Augmenter les soutiens à l’investissement « vert » des collectivités territoriales
L’augmentation de la dotation de soutien à l’investissement local (DSIL), distribuée par les préfets et destinée au financement de projets d’investissement présentés par les communes et leurs groupements, est assurément une bonne nouvelle : cette hausse d’un milliard d’euros pour 2020 sera fléchée vers des projets de transition écologique et de santé.

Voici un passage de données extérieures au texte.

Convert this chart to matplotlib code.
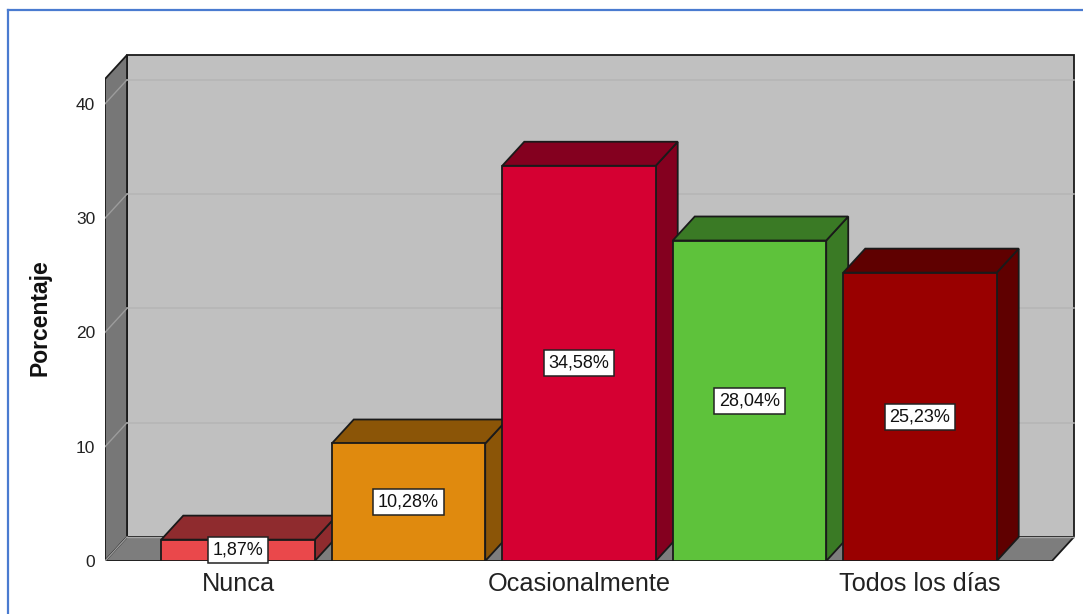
import matplotlib.pyplot as plt
from matplotlib.patches import Polygon
from matplotlib.lines import Line2D

# data
categories = ['Nunca', '', 'Ocasionalmente', '', 'Todos los días']
percentages = [1.87, 10.28, 34.58, 28.04, 25.23]
value_labels = ['1,87%', '10,28%', '34,58%', '28,04%', '25,23%']
y_ticks = [0, 10, 20, 30, 40]

front_colors = ['#EA484B', '#E08A0E', '#D50032', '#5EC23B', '#990000']
shade_colors = ['#8F2B2E', '#8B5507', '#84001F', '#3A7A25', '#5F0000']

plt.rcParams['font.family'] = ['Liberation Sans', 'DejaVu Sans']

W, H = 1083, 614
fig = plt.figure(figsize=(W / 100, H / 100), dpi=100)

# plot area in pixels: front floor line y=561, left wall front x=105
left_px, right_px, bottom_px, top_px = 105, 1075, 561, 54
ax = fig.add_axes([left_px / W, 1 - bottom_px / H,
                   (right_px - left_px) / W, (bottom_px - top_px) / H])

X0, X1 = -0.78, 4.774          # front floor extent (category units)
PX_X = 170.5                    # pixels per category
PX_Y = 11.43                    # pixels per percent
DX, DY = 22 / PX_X, 24 / PX_Y   # 3D depth offset
YTOP = 42.17
ax.set_xlim(X0, X0 + (right_px - left_px) / PX_X)
ax.set_ylim(0, (bottom_px - top_px) / PX_Y)

edge = '#1a1a1a'
# back wall, left wall, floor
ax.add_patch(Polygon([(X0 + DX, DY), (X1 + DX, DY), (X1 + DX, YTOP + DY), (X0 + DX, YTOP + DY)],
                     closed=True, fc='#C0C0C0', ec=edge, lw=1.3, zorder=1))
ax.add_patch(Polygon([(X0, 0), (X0, YTOP), (X0 + DX, YTOP + DY), (X0 + DX, DY)],
                     closed=True, fc='#777777', ec=edge, lw=1.3, zorder=1))
ax.add_patch(Polygon([(X0, 0), (X1, 0), (X1 + DX, DY), (X0 + DX, DY)],
                     closed=True, fc='#7D7D7D', ec=edge, lw=1.3, zorder=1))
for v in y_ticks:
    if v > 0:
        ax.plot([X0 + DX, X1 + DX], [v + DY, v + DY], color='#B5B5B5', lw=1.1, zorder=2)
    ax.plot([X0, X0 + DX], [v, v + DY], color='#9C9C9C', lw=1.0, zorder=2)
ax.plot([X0 + DX, X1 + DX], [DY, DY], color='#A8A8A8', lw=1.0, zorder=2)

# 3D bars
width = 0.9
for i, (val, fc, sc) in enumerate(zip(percentages, front_colors, shade_colors)):
    z = 3 + i * 3
    l, r = i - width / 2, i + width / 2
    ax.add_patch(Polygon([(r, 0), (r + DX, DY), (r + DX, val + DY), (r, val)],
                         closed=True, fc=sc, ec=edge, lw=1.3, zorder=z))
    ax.add_patch(Polygon([(l, val), (r, val), (r + DX, val + DY), (l + DX, val + DY)],
                         closed=True, fc=sc, ec=edge, lw=1.3, zorder=z))
    ax.bar(i, val, width=width, color=fc, edgecolor=edge, lw=1.3, zorder=z + 1)
    ax.text(i, val / 2, value_labels[i], ha='center', va='center', fontsize=13,
            color='#111111', zorder=z + 2,
            bbox=dict(boxstyle='square,pad=0.25', fc='white', ec='#222222', lw=1.1))

ax.set_yticks(y_ticks)
ax.set_yticklabels([str(t) for t in y_ticks], fontsize=12.5, color='#222222')
shown = [i for i, c in enumerate(categories) if c]
ax.set_xticks(shown)
ax.set_xticklabels([categories[i] for i in shown], fontsize=18.2, color='#222222')
ax.tick_params(axis='y', length=0, pad=7)
ax.tick_params(axis='x', length=0, pad=8)
for s in ax.spines.values():
    s.set_visible(False)
ax.patch.set_visible(False)

fig.text(40 / W, 1 - 318 / H, 'Porcentaje', rotation=90, ha='center', va='center',
         fontsize=16.5, fontweight='bold', color='#111111')

# blue frame around the chart (cut at the right and bottom)
fig.add_artist(Line2D([8 / W, 8 / W], [0, 1 - 10 / H], color='#4A7BD0', lw=1.6))
fig.add_artist(Line2D([8 / W, 1], [1 - 10 / H, 1 - 10 / H], color='#4A7BD0', lw=1.6))

fig.savefig('out.png', dpi=100)
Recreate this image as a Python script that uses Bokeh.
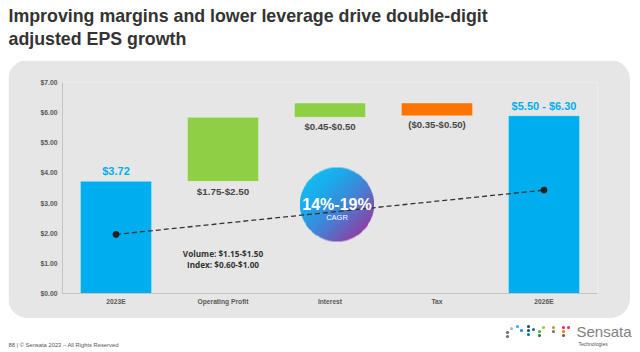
import numpy as np
from bokeh.plotting import figure
from bokeh.layouts import column
from bokeh.models import (Range1d, FixedTicker, NumeralTickFormatter, ColumnDataSource)
from bokeh.embed import file_html
from bokeh.resources import INLINE
from bokeh.core.properties import value

# ---------------- data ----------------
categories = ["2023E", "Operating Profit", "Interest", "Tax", "2026E"]
eps_2023 = 3.72
bridge_deltas = [2.125, 0.475, -0.425]     # Operating Profit, Interest, Tax
eps_2026 = 5.90
bar_labels = ["$3.72", "$1.75-$2.50", "$0.45-$0.50", "($0.35-$0.50)", "$5.50 - $6.30"]
y_ticks = [0, 1, 2, 3, 4, 5, 6, 7]
trend_values = [1.96, 3.43]                # dashed CAGR line at 2023E and 2026E
cagr_text = "14%-19%"
cagr_sub = "CAGR"
op_detail = ["Volume: $1.15-$1.50", "Index: $0.60-$1.00"]
title_lines = ["Improving margins and lower leverage drive double-digit",
               "adjusted EPS growth"]
footer_text = "88  |  \u00a9 Sensata 2023 \u2013 All Rights Reserved"
logo_colors = ["#6d6e71", "#6d6e71", "#b5b5b5", "#29b6f6", "#1e88e5", "#1f4e79",
               "#1f4e79", "#0d7d8c", "#0d7d8c", "#4caf50", "#2e7d32", "#9acd32",
               "#c49a2c", "#8d6e63", "#e91e8c", "#f57c00", "#8d5a2b", "#e53935"]

# ---------------- layout constants ----------------
W = 640
TOP_H, PANEL_H, FOOT_H = 60, 258, 34
PANEL_L, PANEL_W = 8, 622
FL, FR, FT, FB = 54, 33, 22, 25
frame_w = PANEL_W - FL - FR
frame_h = PANEL_H - FT - FB
n = len(categories)
x_pos = [i + 0.5 for i in range(n)]
px_x = frame_w / n
px_y = frame_h / 7.0

BLUE = "#00AEEF"
GREEN = "#8FCF45"
ORANGE = "#FF7300"
TXT = "#474747"
FONT = "Liberation Sans"
PANEL_GREY = "#E6E6E6"


def blank(w, h):
    f = figure(width=w, height=h, output_backend="svg", toolbar_location=None,
               x_range=Range1d(0, w), y_range=Range1d(h, 0),
               x_axis_location=None, y_axis_location=None,
               min_border=0, frame_align=False)
    f.outline_line_color = None
    f.background_fill_color = "white"
    f.border_fill_color = "white"
    f.xgrid.grid_line_color = None
    f.ygrid.grid_line_color = None
    return f


# ---------------- title strip ----------------
ft = blank(W, TOP_H)
ft.text(x=[8, 8], y=[15, 38], text=title_lines, text_font=value(FONT),
        text_font_size="17.8px", text_font_style="bold", text_color="#333333",
        text_align="left", text_baseline="middle")

# ---------------- chart panel ----------------
bottoms, tops = [0.0], [eps_2023]
running = eps_2023
for d in bridge_deltas:
    bottoms.append(min(running, running + d))
    tops.append(max(running, running + d))
    running += d
bottoms.append(0.0)
tops.append(eps_2026)
colors = [BLUE] + [GREEN if d >= 0 else ORANGE for d in bridge_deltas] + [BLUE]

p = figure(width=PANEL_W, height=PANEL_H, output_backend="svg", toolbar_location=None,
           x_range=Range1d(0, n), y_range=Range1d(0, 7),
           min_border_left=FL, min_border_right=FR, min_border_top=FT,
           min_border_bottom=FB, frame_align=False,
           margin=(0, W - PANEL_L - PANEL_W, 0, PANEL_L))
p.styles = {"border-radius": "20px", "overflow": "hidden"}
p.background_fill_color = PANEL_GREY
p.border_fill_color = PANEL_GREY
p.outline_line_color = None
p.xgrid.grid_line_color = None
p.ygrid.grid_line_color = None

p.yaxis.ticker = FixedTicker(ticks=y_ticks)
p.yaxis.formatter = NumeralTickFormatter(format="$0.00")
p.yaxis.major_label_text_font_size = "6.8px"
p.yaxis.major_label_text_font_style = "bold"
p.yaxis.major_label_text_color = "#595959"
p.yaxis.major_label_text_font = FONT
p.yaxis.axis_line_color = "#C4C4C4"
p.yaxis.major_tick_line_color = None
p.yaxis.minor_tick_line_color = None
p.yaxis.major_tick_out = 0
p.yaxis.major_label_standoff = 5

p.xaxis.ticker = FixedTicker(ticks=x_pos)
p.xaxis.major_label_overrides = {x: c for x, c in zip(x_pos, categories)}
p.xaxis.major_label_text_font_size = "6.7px"
p.xaxis.major_label_text_font_style = "bold"
p.xaxis.major_label_text_color = "#595959"
p.xaxis.major_label_text_font = FONT
p.xaxis.axis_line_color = "#C4C4C4"
p.xaxis.major_tick_line_color = None
p.xaxis.minor_tick_line_color = None
p.xaxis.major_tick_out = 0
p.xaxis.major_label_standoff = 4

bar_src = ColumnDataSource(dict(x=x_pos, bottom=bottoms, top=tops, color=colors))
p.vbar(x="x", bottom="bottom", top="top", width=0.665, fill_color="color",
       line_color="white", line_alpha=0.35, line_width=1, source=bar_src)

# CAGR bubble (gradient disc)
cagr_cx, cagr_cy, cagr_r = 2.5 + 7 / px_x, (frame_h + FT - 144) / px_y, 37
N = 160
yy, xx = np.mgrid[0:N, 0:N]
u = (xx + 0.5) / N * 2 - 1
v = (yy + 0.5) / N * 2 - 1
r = np.sqrt(u ** 2 + v ** 2)
alpha = np.clip((1 - r) * cagr_r + 0.5, 0, 1)
t = np.clip((u - v) / (2 * np.sqrt(2)) + 0.5, 0, 1)
stops_t = [0.0, 0.25, 0.6, 1.0]
stops_c = np.array([[22, 186, 242], [28, 170, 236], [70, 128, 212], [142, 64, 166]], float)
rgb = np.stack([np.interp(t, stops_t, stops_c[:, k]) for k in range(3)], axis=-1)
img = np.empty((N, N), dtype=np.uint32)
view = img.view(dtype=np.uint8).reshape((N, N, 4))
for k in range(3):
    view[..., k] = rgb[..., k].astype(np.uint8)
view[..., 3] = (alpha * 255).astype(np.uint8)
rx, ry = cagr_r / px_x, cagr_r / px_y
p.image_rgba(image=[img], x=cagr_cx - rx, y=cagr_cy - ry, dw=2 * rx, dh=2 * ry)

p.line(x=[x_pos[0], x_pos[-1]], y=trend_values, line_color="#333333",
       line_width=1.3, line_dash="5 3")
p.scatter(x=[x_pos[0], x_pos[-1]], y=trend_values, size=6, fill_color="#222222",
          line_color="#222222")

lab_y = [tops[0], bottoms[1], bottoms[2], bottoms[3], tops[4]]
lab_off = [-10, 10, 9, 9, -10]
lab_col = [BLUE, TXT, TXT, TXT, BLUE]
lab_size = ["11px", "9.8px", "9.6px", "9.6px", "11px"]
lab_src = ColumnDataSource(dict(x=x_pos, y=lab_y, text=bar_labels, off=lab_off,
                                color=lab_col, size=lab_size))
p.text(x="x", y="y", text="text", y_offset="off", text_color="color",
       text_font_size="size", text_font_style="bold", text_font=value(FONT),
       text_align="center", text_baseline="middle", source=lab_src)

p.text(x=[x_pos[1], x_pos[1]], y=[1.33, 0.95],
       text=op_detail, text_color="#333333", text_font_size="8.2px",
       text_font_style="bold", text_font=value("Open Sans"),
       text_align="center", text_baseline="middle")

p.text(x=[cagr_cx], y=[cagr_cy], text=[cagr_text], y_offset=[0],
       text_color="white", text_font_size="16px", text_font_style="bold",
       text_font=value(FONT), text_align="center", text_baseline="middle")
p.text(x=[cagr_cx], y=[cagr_cy], text=[cagr_sub], y_offset=[13],
       text_color="white", text_font_size="7.5px", text_font=value(FONT),
       text_align="center", text_baseline="middle")

# ---------------- footer strip ----------------
fb = blank(W, FOOT_H)
fb.text(x=[8], y=[26], text=[footer_text], text_font=value(FONT),
        text_font_size="5.8px", text_color="#555555",
        text_align="left", text_baseline="middle")
logo_x = [507, 507, 511, 517, 521, 528, 528, 528, 533, 539, 539, 543, 553, 553,
          563, 563, 563, 568]
logo_y = [14, 18, 10, 8, 12, 8, 12, 16, 11, 13, 17, 9, 9, 13, 9, 13, 17, 9]
fb.scatter(x=logo_x, y=logo_y, size=3.2, fill_color=logo_colors, line_color=None)
fb.text(x=[576], y=[13], text=["Sensata"], text_font=value(FONT),
        text_font_size="15px", text_color="#7f7f7f",
        text_align="left", text_baseline="middle")
fb.text(x=[578], y=[25], text=["Technologies"], text_font=value(FONT),
        text_font_size="5px", text_color="#555555",
        text_align="left", text_baseline="middle")

layout = column(ft, p, fb, spacing=0)
open("out.html", "w").write(file_html(layout, INLINE))
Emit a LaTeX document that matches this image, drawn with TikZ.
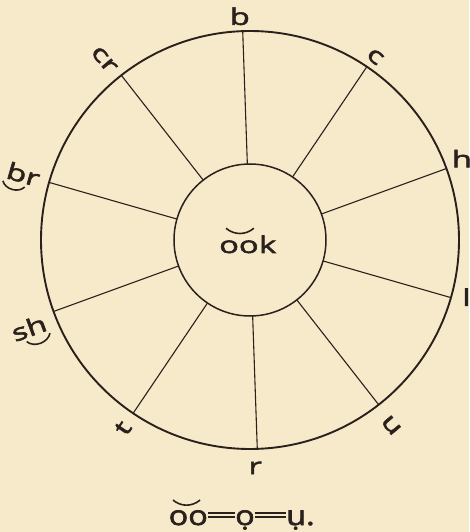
\documentclass[tikz,border=0pt]{standalone}
\usepackage{fontspec}
\setmainfont{Open Sans}
\newfontfamily\wheelfont[FakeStretch=1.42, FakeBold=2.5]{Open Sans}
\newfontfamily\notefont[FakeStretch=1.2, FakeBold=2.5]{Open Sans}
\usetikzlibrary{positioning,calc}
\definecolor{paper}{RGB}{246,234,203}
\definecolor{ink}{RGB}{42,33,28}

\begin{document}
\begin{tikzpicture}[
    x=1pt, y=1pt,
    % --- Styles ---
    rim circle/.style={circle, draw=ink, line width=1.9pt, inner sep=0pt, outer sep=0pt, minimum size=2*\rimr},
    hub circle/.style={circle, draw=ink, line width=1.5pt, inner sep=0pt, outer sep=0pt, minimum size=2*\hubr},
    spoke line/.style={draw=ink, line width=1.1pt},
    % Letters round the rim
    label node/.style={font=\wheelfont\fontsize{23}{27}\selectfont, text=ink, inner sep=3pt},
    word node/.style={font=\wheelfont\fontsize{23}{27}\selectfont, text=ink, inner sep=0pt},
    note node/.style={font=\notefont\fontsize{27}{32}\selectfont, text=ink, inner sep=0pt, anchor=base west},
    % Breves and ties
    mark line/.style={draw=ink, line width=1.6pt},
    equal line/.style={draw=ink, line width=1.5pt, double=paper, double distance=2.2pt}
]

%================CONFIGURATION================
% \rimr: outer radius, \hubr: inner radius
\def\rimr{209pt}
\def\hubr{76pt}
%=============================================

\useasboundingbox[fill=paper] (-250,-292) rectangle (219,240);

% --- 1. Circles ---
\node[rim circle] (rim) at (0,0) {};
\node[hub circle] (hub) at (0,0) {};

% --- 2. Spokes ---
\foreach \a in {92,56,...,-232} {
    \draw[spoke line] (hub.\a) -- (rim.\a);
}

% --- 3. Letters (angle/radius/rotation/text) ---
\foreach \ang/\rad/\rot/\txt in {92.6/224/0/b, 55.7/222/-40/c, 21/227/0/h,
    -14.8/224/0/l, -52.7/233/130/n, -88.7/228/0/r, -124/227/56/t,
    201.7/238/20/sh, 163.8/236/-16/br, 129/232/-50/cr} {
    \node[label node, rotate=\rot] (lab-\txt) at (\ang:\rad) {\txt};
}

% ties under the digraphs
\draw[mark line] ($(lab-br.south west)!0.05!(lab-br.south east)$)
    to[bend right=60] ($(lab-br.south west)!0.62!(lab-br.south east)$);
\draw[mark line] ($(lab-sh.south west)!0.34!(lab-sh.south east)$)
    to[bend right=60] ($(lab-sh.south west)!0.93!(lab-sh.south east)$);

% --- 4. Word in the hub ---
\node[word node, anchor=base west] (oo) at (-31,-13) {oo};
\node[word node, base right=0pt of oo] (k) {k};
\draw[mark line] ([xshift=7pt,yshift=12pt]oo.north west)
    to[bend right=40] ([xshift=-5pt,yshift=12pt]oo.north east);

% --- 5. Note below ---
\node[note node] (eq-oo) at (-81.5,-285) {oo};
\node[note node] (eq-o) at (-15,-285) {ọ};
\node[note node] (eq-u) at (36,-285) {ụ.};
\draw[mark line] ([xshift=4.5pt,yshift=10pt]eq-oo.north west)
    to[bend right=40] ([xshift=-8pt,yshift=10pt]eq-oo.north east);
\draw[equal line] ([yshift=10pt]eq-oo.base east) -- ([yshift=10pt]eq-o.base west);
\draw[equal line] ([yshift=10pt]eq-o.base east) -- ([yshift=10pt]eq-u.base west);

\end{tikzpicture}
\end{document}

Elle présente cependant trois limites qu’il importe de souligner : elle n’est accessible qu’aux communes et EPCI alors que tous les échelons de collectivités sont concernés ; elle ne finance que de manière limitée les dépenses de fonctionnement nécessaires à la conception des projets ; et contrairement à une recette de fonctionnement, elle n’a aucun effet de levier sur l’autofinancement.
On peut aussi s’interroger sur le montant de cette hausse. Vu l’impact de la crise sur les finances locales et le rythme d’augmentation des investissements climat requis pour atteindre les objectifs climatiques, il est probable que les moyens mis sur la table jusqu’à présent ne suffiront pas. Mais aucun chiffre n’existe à ce jour sur l’ampleur des besoins financiers des collectivités territoriales pour réaliser ces investissements climat! Pour s’assurer que les prochaines lois de finance soient à la hauteur de l’enjeu, il est donc indispensable que les collectivités évaluent, à très court terme, leurs besoins de financement, sur la base des trajectoires de décarbonisation qu’elles ont élaborées ces dernières années.
En échange d’une augmentation de leurs ressources, par exemple via l’affectation d’une quote-part de la fiscalité écologique comme demandé par plusieurs associations de collectivités, les collectivités pourraient s’engager à verdir leurs investissements et à améliorer le suivi de leurs dépenses favorables au climat, des dépenses par nature transversales, grâce à l’évaluation climat de leurs budgets.
Soutenir la capacité des collectivités à faire émerger des projets
Ensuite, c’est une évidence bonne à rappeler : il ne suffit pas d’aligner des milliards d’euros de financement pour que les investissements se fassent sur le terrain, comme en témoigne la faible utilisation de certains dispositifs. Pour que des projets émergent et mûrissent il faut aussi que les collectivités disposent de ressources humaines pour prendre en charge l’animation et la concertation territoriale, pour définir les trajectoires de transition et structurer les projets. Elles ont aussi besoin d’ingénierie et d’expertise. Tout cela implique une hausse des dépenses de fonctionnement dédiées. Il sera donc utile de maintenir l’assouplissement récent des contraintes pesant sur la trajectoire de ces dépenses depuis le « contrat de Cahors ». Et il faudra réfléchir à leur apporter des moyens additionnels, sous la forme de recettes de fonctionnement et la mise à disposition de compétences en ingénierie et d’expertise.
Simplifier la mosaïque trop complexe des financements
Enfin, l’augmentation des financements à disposition des collectivités pour réaliser des investissements climat devra éviter l’écueil de la multiplication des dispositifs et guichets, qui ajouterait encore plus de complexité au système actuel qu’il faut, au contraire, simplifier. L’intégration d’objectifs d’investissement climat dans les contrats et programmes existants, comme le programme « Action cœur de ville » ou les Contrats de plan État-Région, constituerait une bonne avancée. Et à plus long terme, il faudra envisager la négociation d’un « super contrat territorial » réunissant les dispositifs existants et les complétant, assorti d’engagements de l’ensemble des financeurs. Une contractualisation globale permettrait en effet d’inscrire dans la durée un projet de territoire et les moyens de sa mise en œuvre.